With four electrons and four holes, multiple silicon atoms can form a stable configuration, each sharing electrons with neighboring atoms to fill their electron shells.
In a pure crystal of silicon, all atoms share electrons perfectly with all their neighboring atoms. However, other elements can be introduced to the crystal via semiconductor doping to produce extra electrons or extra holes (unfilled spots for an electron). These types of crystals are called n-doped semiconductors (for having a net negative charge due to extra electrons) and p-doped semiconductors (for having a net positive charge due to having a deficit of electrons).

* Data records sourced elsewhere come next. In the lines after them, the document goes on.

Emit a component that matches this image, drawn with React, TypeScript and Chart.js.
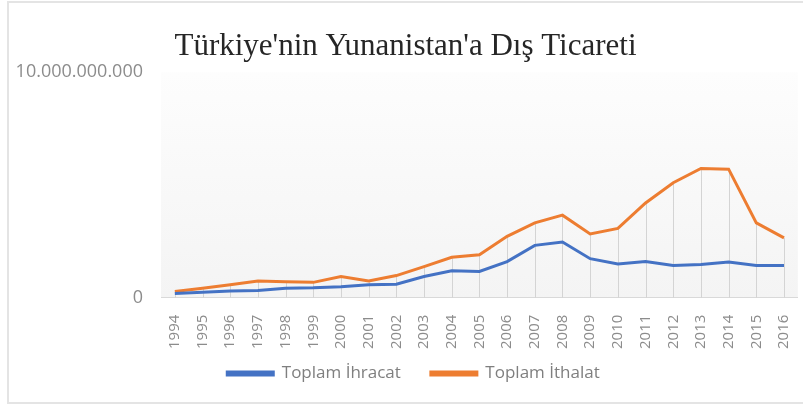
import React, { useEffect, useRef } from "react";
import { Chart, registerables } from "chart.js";

Chart.register(...registerables);

const years = ["1994","1995","1996","1997","1998","1999","2000","2001","2002","2003","2004","2005","2006","2007","2008","2009","2010","2011","2012","2013","2014","2015","2016"];
const exportsTR = [0.19e9,0.24e9,0.30e9,0.32e9,0.42e9,0.44e9,0.49e9,0.57e9,0.60e9,0.94e9,1.19e9,1.16e9,1.60e9,2.32e9,2.47e9,1.73e9,1.49e9,1.60e9,1.43e9,1.47e9,1.58e9,1.43e9,1.43e9];
const importsTR = [0.27e9,0.42e9,0.57e9,0.74e9,0.71e9,0.68e9,0.94e9,0.74e9,0.98e9,1.38e9,1.79e9,1.90e9,2.72e9,3.32e9,3.66e9,2.83e9,3.07e9,4.20e9,5.10e9,5.73e9,5.70e9,3.32e9,2.65e9];
const yTicks = [0, 10000000000];

const fmt = (v: number) => String(Math.round(v)).replace(/\B(?=(\d{3})+(?!\d))/g, ".");

const LEGEND_SHIFT_Y = 23;
const LEGEND_SHIFT_X = 8;

const bgPlugin = {
  id: "plotBg",
  afterLayout(chart: any) {
    const lg = chart.legend;
    if (lg) {
      lg.top -= LEGEND_SHIFT_Y;
      lg.bottom -= LEGEND_SHIFT_Y;
      lg.left += LEGEND_SHIFT_X;
      lg.right += LEGEND_SHIFT_X;
    }
  },
  beforeDraw(chart: any) {
    const { ctx, chartArea: a } = chart;
    const g = ctx.createLinearGradient(0, a.top, 0, a.bottom);
    g.addColorStop(0, "#fdfdfd");
    g.addColorStop(1, "#f4f4f4");
    ctx.save();
    ctx.fillStyle = g;
    ctx.fillRect(a.left, a.top, a.right - a.left, a.bottom - a.top);
    ctx.restore();
  },
  beforeDatasetsDraw(chart: any) {
    const { ctx, chartArea: a, scales } = chart;
    const x = scales.x, y = scales.y;
    ctx.save();
    ctx.strokeStyle = "#d4d4d4";
    ctx.lineWidth = 1;
    years.forEach((_, i) => {
      const top = Math.max(exportsTR[i], importsTR[i]);
      const px = Math.round(x.getPixelForValue(i)) + 0.5;
      ctx.beginPath();
      ctx.moveTo(px, y.getPixelForValue(top));
      ctx.lineTo(px, a.bottom);
      ctx.stroke();
    });
    ctx.restore();
  },
};

export default function App() {
  const ref = useRef<HTMLCanvasElement | null>(null);
  useEffect(() => {
    if (!ref.current) return;
    const chart = new Chart(ref.current, {
      type: "line",
      data: {
        labels: years,
        datasets: [
          { label: "Toplam İhracat", data: exportsTR, borderColor: "#4472C4", backgroundColor: "#4472C4", borderWidth: 3, pointRadius: 0, tension: 0 },
          { label: "Toplam İthalat", data: importsTR, borderColor: "#ED7D31", backgroundColor: "#ED7D31", borderWidth: 3, pointRadius: 0, tension: 0 },
        ],
      },
      options: {
        responsive: false,
        animation: false,
        layout: { padding: { left: 0, right: 0, top: 0, bottom: 5 } },
        plugins: {
          title: {
            display: true,
            text: "Türkiye'nin Yunanistan'a Dış Ticareti",
            font: { family: "'Liberation Serif', serif", size: 31, weight: "normal" },
            color: "#262626",
            padding: { top: 28, bottom: 7 },
          },
          legend: {
            position: "bottom",
            labels: {
              boxWidth: 46,
              boxHeight: 3,
              color: "#7f7f7f",
              font: { family: "'Open Sans', sans-serif", size: 17 },
              padding: 30,
            },
          },
          tooltip: { enabled: false },
        },
        scales: {
          x: {
            offset: true,
            grid: { display: false },
            border: { display: true, color: "#d9d9d9" },
            ticks: {
              minRotation: 90,
              maxRotation: 90,
              color: "#8c8c8c",
              font: { family: "'Open Sans', sans-serif", size: 15 },
              padding: 9,
            },
          },
          y: {
            min: 0,
            max: 10000000000,
            afterBuildTicks(axis: any) {
              axis.ticks = yTicks.map((v) => ({ value: v }));
            },
            afterFit(axis: any) {
              axis.width = 161;
            },
            grid: { display: false },
            border: { display: false },
            ticks: {
              color: "#8c8c8c",
              font: { family: "'Open Sans', sans-serif", size: 18 },
              padding: 10,
              callback: (v: any) => fmt(Number(v)),
            },
          },
        },
      },
      plugins: [bgPlugin],
    });
    return () => chart.destroy();
  }, []);
  return (
    <div style={{ position: "absolute", left: 0, top: 0, width: 803, height: 407, overflow: "hidden", background: "#ffffff" }}>
      <div style={{ position: "absolute", left: 7, top: 1, width: 820, height: 403, border: "2px solid #e4e4e4", boxSizing: "border-box" }} />
      <canvas ref={ref} width={811} height={420} style={{ position: "absolute", left: 0, top: 0, width: 811, height: 420 }} />
    </div>
  );
}
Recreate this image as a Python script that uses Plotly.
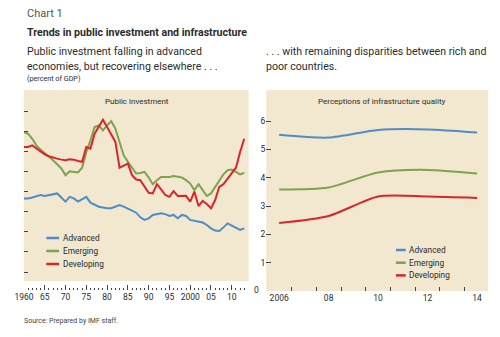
import plotly.graph_objects as go

# ---------------- data ----------------
years_left = list(range(1960, 2014))
advanced_pi = [4.66, 4.66, 4.71, 4.78, 4.83, 4.78, 4.83, 4.89, 4.91, 4.71,
               4.50, 4.74, 4.66, 4.50, 4.61, 4.74, 4.45, 4.33, 4.25, 4.21,
               4.17, 4.17, 4.25, 4.33, 4.25, 4.17, 4.05, 3.95, 3.72, 3.59,
               3.67, 3.84, 3.88, 3.92, 3.88, 3.79, 3.84, 3.67, 3.84, 3.79,
               3.59, 3.55, 3.50, 3.46, 3.34, 3.17, 3.06, 3.04, 3.22, 3.42,
               3.31, 3.22, 3.09, 3.17]
emerging_pi = [7.96, 7.88, 7.63, 7.30, 7.09, 6.92, 6.72, 6.56, 6.36, 6.15,
               5.82, 6.01, 5.98, 5.95, 6.19, 6.97, 7.55, 8.21, 8.29, 8.04,
               8.29, 8.50, 8.13, 7.47, 6.81, 6.48, 6.19, 5.90, 5.93, 5.98,
               5.70, 5.37, 5.57, 5.73, 5.73, 5.73, 5.77, 5.73, 5.70, 5.57,
               5.40, 5.07, 5.37, 5.07, 4.78, 4.91, 5.24, 5.57, 5.86, 6.06,
               6.10, 5.98, 5.86, 5.93]
developing_pi = [7.22, 7.22, 7.30, 7.14, 6.97, 6.85, 6.76, 6.69, 6.64, 6.59,
                 6.56, 6.61, 6.59, 6.52, 6.48, 7.22, 7.14, 7.88, 8.24, 8.57,
                 8.21, 7.80, 7.47, 6.19, 6.31, 6.39, 5.82, 5.60, 5.57, 5.27,
                 4.94, 4.91, 5.37, 5.11, 4.83, 4.74, 5.02, 4.78, 4.78, 4.79,
                 4.50, 5.00, 4.28, 4.54, 4.38, 4.17, 4.58, 5.24, 5.37, 5.65,
                 5.90, 6.19, 6.97, 7.63]

years_right = [2006, 2008, 2010, 2012, 2014]
advanced_iq = [5.52, 5.42, 5.69, 5.71, 5.60]
emerging_iq = [3.59, 3.66, 4.19, 4.28, 4.15]
developing_iq = [2.40, 2.65, 3.34, 3.34, 3.29]

series_names = ["Advanced", "Emerging", "Developing"]
left_ticks = [1960, 1965, 1970, 1975, 1980, 1985, 1990, 1995, 2000, 2005, 2010]
left_tick_text = ["1960", "65", "70", "75", "80", "85", "90", "95", "2000", "05", "10"]
right_ticks = [2006, 2008, 2010, 2012, 2014]
right_tick_text = ["2006", "08", "10", "12", "14"]

# ---------------- style ----------------
W, H = 500, 337
COLORS = ["#4f8dc6", "#7ea24f", "#d8262b"]
TAN = "#f1e8cf"
FONT = "Roboto, Liberation Sans, Arial, sans-serif"
TXT = "#2b2b2b"


def px(x):
    return x / W


def py(y):
    return 1 - y / H


fig = go.Figure()

for name, vals, c in zip(series_names, [advanced_pi, emerging_pi, developing_pi], COLORS):
    fig.add_trace(go.Scatter(x=years_left, y=vals, mode="lines", name=name,
                             line=dict(color=c, width=2), xaxis="x", yaxis="y",
                             showlegend=False))

for name, vals, c in zip(series_names, [advanced_iq, emerging_iq, developing_iq], COLORS):
    fig.add_trace(go.Scatter(x=years_right, y=vals, mode="lines", name=name,
                             line=dict(color=c, width=2, shape="spline", smoothing=0.7),
                             xaxis="x2", yaxis="y2", showlegend=False))

shapes = [
    # tan panels
    dict(type="rect", xref="paper", yref="paper", x0=px(15), x1=px(244), y0=py(281), y1=py(90),
         fillcolor=TAN, line=dict(width=0), layer="below"),
    dict(type="rect", xref="paper", yref="paper", x0=px(262), x1=px(488), y0=py(291), y1=py(90),
         fillcolor=TAN, line=dict(width=0), layer="below"),
]

annotations = [
    dict(text="Chart 1", x=px(16), y=py(13), font=dict(size=11, color="#555")),
    dict(text="<b>Trends in public investment and infrastructure</b>", x=px(16), y=py(33),
         font=dict(size=10.6, color=TXT)),
    dict(text="Public investment falling in advanced", x=px(16), y=py(51), font=dict(size=10.6, color=TXT)),
    dict(text="economies, but recovering elsewhere . . .", x=px(16), y=py(66), font=dict(size=10.6, color=TXT)),
    dict(text="(percent of GDP)", x=px(16), y=py(78), font=dict(size=7.2, color=TXT)),
    dict(text=". . . with remaining disparities between rich and", x=px(260), y=py(51),
         font=dict(size=10.6, color=TXT)),
    dict(text="poor countries.", x=px(260), y=py(66), font=dict(size=10.6, color=TXT)),
    dict(text="Source: Prepared by IMF staff.", x=px(13), y=py(321), font=dict(size=7, color="#444")),
    dict(text="Public investment", x=px(130), y=py(101), xanchor="center", font=dict(size=8, color=TXT)),
    dict(text="Perceptions of infrastructure quality", x=px(380), y=py(101), xanchor="center",
         font=dict(size=8, color=TXT)),
    dict(text="0", x=px(257), y=py(290), xanchor="right", font=dict(size=8.5, color=TXT)),
]
for a in annotations:
    a.setdefault("xanchor", "left")
    a.update(xref="paper", yref="paper", yanchor="middle", showarrow=False)
    a["font"]["family"] = FONT

# legends drawn as line samples and labels
for i, (name, c) in enumerate(zip(series_names, COLORS)):
    for (lx0, lx1, ly) in [(38, 51, 238 + 13 * i), (394, 404, 250 + 12.7 * i)]:
        shapes.append(dict(type="line", xref="paper", yref="paper", x0=px(lx0), x1=px(lx1),
                           y0=py(ly), y1=py(ly), line=dict(color=c, width=2.5)))
        annotations.append(dict(text=name, x=px(lx1 + 1.5), y=py(ly), xref="paper", yref="paper",
                                xanchor="left", yanchor="middle", showarrow=False,
                                font=dict(family=FONT, size=8.3, color=TXT)))

fig.update_layout(
    width=W, height=H, margin=dict(l=0, r=0, t=0, b=0),
    paper_bgcolor="white", plot_bgcolor="rgba(0,0,0,0)",
    showlegend=False,
    font=dict(family=FONT, color=TXT),
    shapes=shapes, annotations=annotations,
    xaxis=dict(domain=[px(15), px(244)], range=[1959.95, 2014.05],
               tickvals=left_ticks, ticktext=left_tick_text,
               ticks="inside", ticklen=5, tickwidth=1, tickcolor="#444",
               minor=dict(dtick=1, tick0=1960, ticks="inside", ticklen=2.5, tickwidth=1, tickcolor="#444"),
               showgrid=False, zeroline=False, showline=False,
               tickfont=dict(size=8.5, color=TXT), anchor="y"),
    yaxis=dict(domain=[py(290), py(90)], range=[1 - 18 / 20.1, 1 + 182 / 20.1],
               tickvals=[1, 2, 3, 4, 5, 6, 7, 8, 9], showticklabels=False,
               ticks="inside", ticklen=4, tickwidth=1, tickcolor="#444",
               showgrid=False, zeroline=False, showline=False, anchor="x"),
    xaxis2=dict(domain=[px(262), px(488)], range=[2005.48, 2014.45],
                tickvals=right_ticks, ticktext=right_tick_text,
                ticks="inside", ticklen=0, tickcolor="rgba(0,0,0,0)",
                minor=dict(dtick=1, tick0=2005.5, ticks="inside", ticklen=4, tickwidth=1, tickcolor="#444"),
                showgrid=False, zeroline=False, showline=False,
                tickfont=dict(size=8.5, color=TXT), anchor="y2"),
    yaxis2=dict(domain=[py(291), py(90)], range=[0, 201 / 28.3],
                tickvals=[1, 2, 3, 4, 5, 6], ticks="inside", ticklen=5, tickwidth=1, tickcolor="#444",
                showgrid=False, zeroline=False, showline=False,
                tickfont=dict(size=8.5, color=TXT), anchor="x2"),
)

fig.write_html("out.html")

It doesn't take many impurity atoms to create a semiconductor; one impurity atom per half-million silicon atoms will make a reasonable semiconductor. The most common elements used in semiconductor doping are ones with only one extra electron or hole relative to silicon: boron, phosphorous, gallium, and arsenic are all common dopants.
Electrical current flows in a material by causing a cascading jumping of electrons/holes. An electron will enter one side of the material and knock another electron free from its shell, taking its place. That electron will continue in a similar direct and do the same. Eventually, an electron will come out the other end of the material.